FEM analysis of thermal and residual stress profile in selective laser melting of 316L stainless steel

摘要

High temperature gradients and resulting large residual stresses are among the most challenging areas of selective laser melting. In order to control these issues, proper understanding of the influence of process parameters on thermal as well as residual stress profile during selective laser melting is of paramount importance. Despite the large number of parametric investigations regarding stress profiles, a lot is yet to be understood especially for 316L stainless steel. Therefore, a 3D FEM model is established in this work to investigate the parametric influence on thermal and residual stress profile in a realistic multi-track multi-layer SLM process.
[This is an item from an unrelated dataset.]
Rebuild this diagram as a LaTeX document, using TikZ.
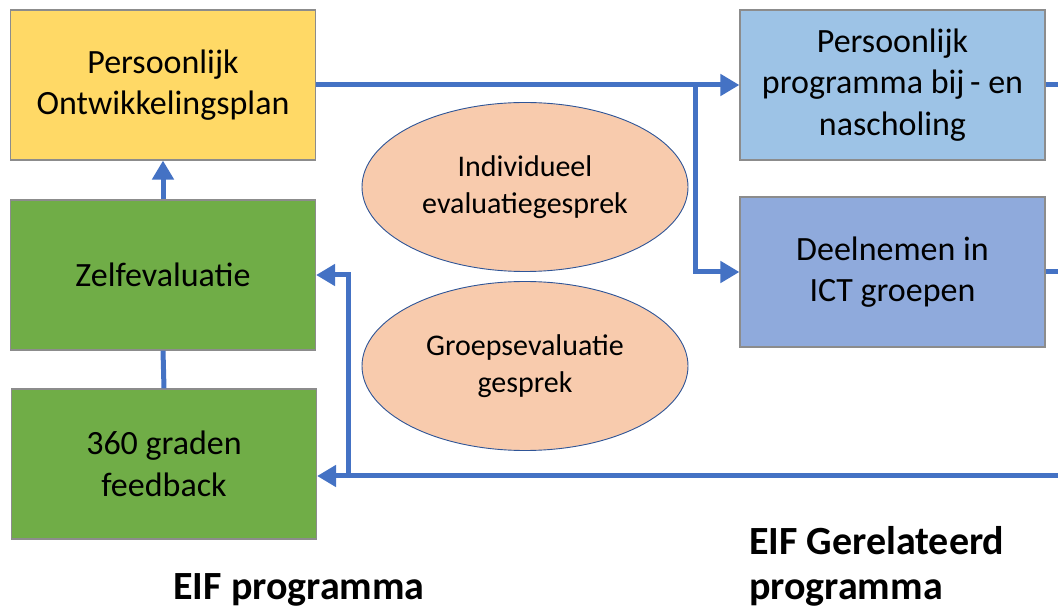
\documentclass[tikz,border=0pt]{standalone}
\usepackage{fontspec}
\setmainfont{Carlito}
\usetikzlibrary{arrows.meta,shapes.geometric}
\definecolor{cyellow}{HTML}{FFD966}
\definecolor{cgreen}{HTML}{70AD47}
\definecolor{clblue}{HTML}{9DC3E6}
\definecolor{cblue}{HTML}{8FAADC}
\definecolor{cpeach}{HTML}{F8CBAD}
\definecolor{cedge}{HTML}{2F5597}
\definecolor{carrow}{HTML}{4472C4}
\definecolor{cgray}{HTML}{8C8C8C}
\begin{document}
\begin{tikzpicture}[x=1pt,y=-1pt,
  box/.style={draw=cgray,line width=1.2pt,minimum width=305pt,minimum height=150pt,inner sep=0pt,
    align=center,font=\fontsize{34}{41.5}\selectfont},
  oval/.style={ellipse,draw=cedge,line width=0.9pt,fill=cpeach,minimum width=326pt,minimum height=169pt,
    inner sep=0pt,align=center,font=\fontsize{30}{37}\selectfont},
  conn/.style={draw=carrow,line width=5pt},
  arr/.style={conn,-{Triangle[length=19pt,width=21pt]}},
  lbl/.style={font=\fontsize{40}{45}\selectfont\bfseries,inner sep=0pt}]
\useasboundingbox (0,0) rectangle (1058,609);
\node[box,fill=cyellow] (pop) at (163,85) {Persoonlijk\\Ontwikkelingsplan};
\node[box,fill=cgreen] (zelf) at (163,275) {Zelfevaluatie};
\node[box,fill=cgreen] (fb) at (164,464) {360 graden\\feedback};
\node[box,fill=clblue] (ppb) at (892.5,85) {Persoonlijk\\programma bij\,- en\\nascholing};
\node[box,fill=cblue] (ict) at (892.5,272) {Deelnemen in\\ICT groepen};
\node[oval] (ie) at (525,187) {Individueel\\evaluatiegesprek};
\node[oval] (ge) at (525,366) {Groepsevaluatie\\gesprek};
\node[lbl] (l1) at (299,590) {EIF programma};
\node[lbl,anchor=west,align=left] (l2) at (749,566) {EIF Gerelateerd\\programma};
\coordinate (br) at (695,85);
\coordinate (bl) at (348,476);
\coordinate (re1) at (1058,85);
\coordinate (re2) at (1058,272);
\coordinate (re3) at (1058,476);
\draw[arr] (pop.east) -- (ppb.west);
\draw[arr] (br) |- (ict.west);
\draw[arr] (zelf.north) -- (pop.south);
\draw[conn] (fb.north) -- (zelf.south);
\draw[arr] (re3) -- (fb.east |- re3);
\draw[arr] (bl) |- (zelf.east);
\draw[conn] (ppb.east) -- (re1);
\draw[conn] (ict.east) -- (re2);
\end{tikzpicture}
\end{document}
Influences of process parameters on thermal and stress profile were investigated through the experimentally validated FEM model. It was observed that an increase in laser power or a decrease in the scanning speed results in an increased maximum melt pool temperature. Whereas, increasing laser power or scanning speed both increases cooling rates and residual stresses. An increased maximum melt pool temperature and decreased residual stress was observed by increasing the hatch spacing. Residual stress profile was observed to be symmetrical along the scanning direction and non-uniform along the direction perpendicular to the scanning direction. A relatively small residual stress at the top surface and maximum residual stress inside the component around the interface region of powder bed and baseplate was observed.